Is Excessive Gum Chewing Bad?





I'm certainly not going to make the case that one should never chew gum. However, I will certainly try to discourage excessive gum chewing.

Now what is excessive gum chewing? There is no precise answer for this. The good news is that there are some indicators that might give you some clues. For example, sore muscles, joint pain and tooth decay.


Four things immediately come to mind:
  1. More cavities
  2. Excessive tooth wear
  3. Decreased facial dimensions
  4. Joint and muscle issues (TMD--temporal mandibular disorders)

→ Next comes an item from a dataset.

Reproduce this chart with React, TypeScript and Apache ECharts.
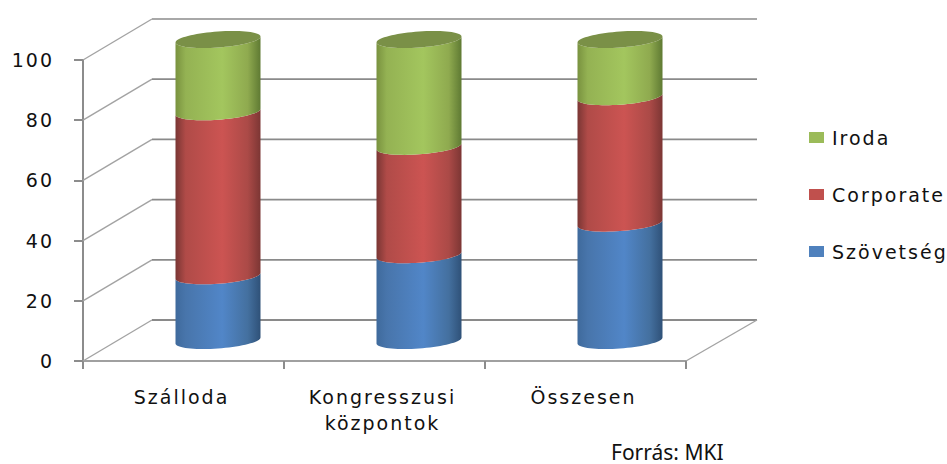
import React, { useEffect, useRef } from "react";
import * as echarts from "echarts";

const categories = ["Szálloda", "Kongresszusi\nközpontok", "Összesen"];
const szovetseg = [21.5, 28.5, 39];
const corporate = [54.5, 36, 42];
const iroda = [24, 35.5, 19];
const yTicks = [0, 20, 40, 60, 80, 100];

const DEPTH_X = 69;
const DEPTH_Y = 41;
const RX = 42.5;
const RY = 8;
const TILT = 3;

function frontArc(cx: number, cy: number, reverse: boolean) {
  const pts: number[][] = [];
  const n = 36;
  for (let k = 0; k <= n; k++) {
    const t = (Math.PI * k) / n;
    pts.push([cx + RX * Math.cos(t), cy + RY * Math.sin(t) - TILT * Math.cos(t)]);
  }
  return reverse ? pts.reverse() : pts;
}

function fullEllipse(cx: number, cy: number) {
  const pts: number[][] = [];
  const n = 72;
  for (let k = 0; k < n; k++) {
    const t = (2 * Math.PI * k) / n;
    pts.push([cx + RX * Math.cos(t), cy + RY * Math.sin(t) - TILT * Math.cos(t)]);
  }
  return pts;
}

function makeRender(stops: string[], topFill?: string) {
  return (params: any, api: any) => {
    const i = api.value(0);
    const start = api.value(1);
    const end = api.value(2);
    const cx = api.coord([i, 0])[0] + DEPTH_X / 2;
    const y0 = api.coord([i, start])[1] - DEPTH_Y / 2;
    const y1 = api.coord([i, end])[1] - DEPTH_Y / 2;
    const fill = new echarts.graphic.LinearGradient(0, 0, 1, 0, [
      { offset: 0, color: stops[0] },
      { offset: 0.12, color: stops[1] },
      { offset: 0.55, color: stops[2] },
      { offset: 0.85, color: stops[3] },
      { offset: 1, color: stops[4] },
    ]);
    const children: any[] = [
      {
        type: "polygon",
        shape: { points: [...frontArc(cx, y0, false), ...frontArc(cx, y1, true)] },
        style: { fill },
      },
    ];
    if (topFill) {
      children.push({
        type: "polygon",
        shape: { points: fullEllipse(cx, y1) },
        style: { fill: topFill },
      });
    }
    return { type: "group", children };
  };
}

function renderWalls(params: any, api: any) {
  const v = api.value(0);
  const y = api.coord([0, v])[1];
  const left = params.coordSys.x;
  const right = left + params.coordSys.width;
  const children: any[] = [
    {
      type: "line",
      shape: { x1: left, y1: y, x2: left + DEPTH_X, y2: y - DEPTH_Y },
      style: { stroke: "#a3a3a3", lineWidth: 1.4 },
    },
    {
      type: "line",
      shape: { x1: left + DEPTH_X, y1: y - DEPTH_Y, x2: right + DEPTH_X + 2, y2: y - DEPTH_Y },
      style: { stroke: v === 100 ? "#a8a8a8" : "#8a8a8a", lineWidth: 1.8 },
    },
  ];
  if (v === 0) {
    children.push({
      type: "line",
      shape: { x1: right, y1: y, x2: right + DEPTH_X + 2, y2: y - DEPTH_Y },
      style: { stroke: "#a3a3a3", lineWidth: 1.4 },
    });
  }
  return { type: "group", children };
}

function stacked(values: number[], below: number[][]) {
  return values.map((v, i) => {
    const base = below.reduce((s, b) => s + b[i], 0);
    return [i, base, base + v];
  });
}

const FONT = "DejaVu Sans";

export default function App() {
  const ref = useRef<HTMLDivElement>(null);
  useEffect(() => {
    const chart = echarts.init(ref.current!, undefined, { renderer: "svg" });
    chart.setOption({
      animation: false,
      backgroundColor: "#ffffff",
      grid: { left: 83, top: 60, width: 603, height: 301, containLabel: false },
      legend: {
        orient: "vertical",
        left: 804,
        top: 123,
        itemWidth: 15,
        itemHeight: 11,
        itemGap: 38,
        icon: "rect",
        data: ["Iroda", "Corporate", "Szövetség"],
        textStyle: { fontFamily: FONT, fontSize: 19, color: "#111111", padding: [0, 0, 0, 3] },
      },
      xAxis: {
        type: "category",
        data: categories,
        axisLine: { lineStyle: { color: "#a0a0a0", width: 2 } },
        axisTick: { show: true, length: 8, lineStyle: { color: "#8c8c8c", width: 2 } },
        axisLabel: {
          fontFamily: FONT,
          fontSize: 19,
          color: "#111111",
          margin: 23,
          lineHeight: 26,
          padding: [0, 4, 0, 0],
        },
        splitLine: { show: false },
      },
      yAxis: {
        type: "value",
        min: 0,
        max: 100,
        interval: 20,
        axisLine: { show: true, lineStyle: { color: "#8c8c8c", width: 2 } },
        axisTick: { show: true, length: 9, lineStyle: { color: "#8c8c8c", width: 2 } },
        axisLabel: { fontFamily: FONT, fontSize: 19, color: "#111111", margin: 29 },
        splitLine: { show: false },
      },
      graphic: [
        {
          type: "text",
          left: 611,
          top: 441,
          style: {
            text: "Forrás: MKI",
            fontFamily: "Noto Sans",
            fontSize: 21,
            fill: "#111111",
          },
        },
      ],
      series: [
        {
          type: "custom",
          name: "walls",
          silent: true,
          data: yTicks.map((v) => [v]),
          encode: { y: 0 },
          renderItem: renderWalls,
          z: 1,
        },
        {
          type: "custom",
          name: "Szövetség",
          itemStyle: { color: "#4f81bd" },
          data: stacked(szovetseg, []),
          encode: { x: 0, y: [1, 2] },
          renderItem: makeRender(["#3f6a9c", "#4875ab", "#5186c8", "#44709f", "#2f5178"]),
          z: 3,
        },
        {
          type: "custom",
          name: "Corporate",
          itemStyle: { color: "#c0504d" },
          data: stacked(corporate, [szovetseg]),
          encode: { x: 0, y: [1, 2] },
          renderItem: makeRender(["#7a3634", "#b04b48", "#cc5452", "#ab4a47", "#7c3634"]),
          z: 3,
        },
        {
          type: "custom",
          name: "Iroda",
          itemStyle: { color: "#9bbb59" },
          data: stacked(iroda, [szovetseg, corporate]),
          encode: { x: 0, y: [1, 2] },
          renderItem: makeRender(["#79923f", "#94b253", "#a3c65e", "#8faa4f", "#5f7a33"], "#7a9047"),
          z: 3,
        },
      ],
    });
    return () => chart.dispose();
  }, []);
  return (
    <>
      <style>{`svg text[style*="DejaVu"]{letter-spacing:2px}`}</style>
      <div ref={ref} style={{ position: "absolute", left: 0, top: 0, width: 947, height: 464 }} />
    </>
  );
}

When chewing gum that is loaded with sugar, the results are very predictable. More sugar equals more cavities. However, chewing sugar-free gum can actually decrease the potential for cavities. If after eating a meal you find that you don't have a toothbrush readily available, I recommend rinsing with water. If water is not available, then sugar-free gum can be helpful in removing debris from the teeth thereby decreasing the potential for cavity formation.






Excessive tooth wear
Excessive chewing will lead to excessive tooth wear. Take a look at the picture on the right. You can see that it appears as though someone has taken a file to these teeth and have made them completely flat. This likely wasn't the case. It's more likely that other issues such as clenching/grinding may have been the primary cause of wear in this particular case.



This next picture demonstrates TMD and a decrease in the vertical dimensions of the face. Notice the size of her jaw muscles. They are incredibly well developed. Overuse will lead to muscle/joint pain, damage and dysfunction. 

Also notice that her teeth have worn down and her face has gotten shorter. Cosmetically, it makes people appear much older. In this case, Dr. Sam Muslin improved her overall appearance by not only fixing her teeth, but by increasing her vertical dimensions.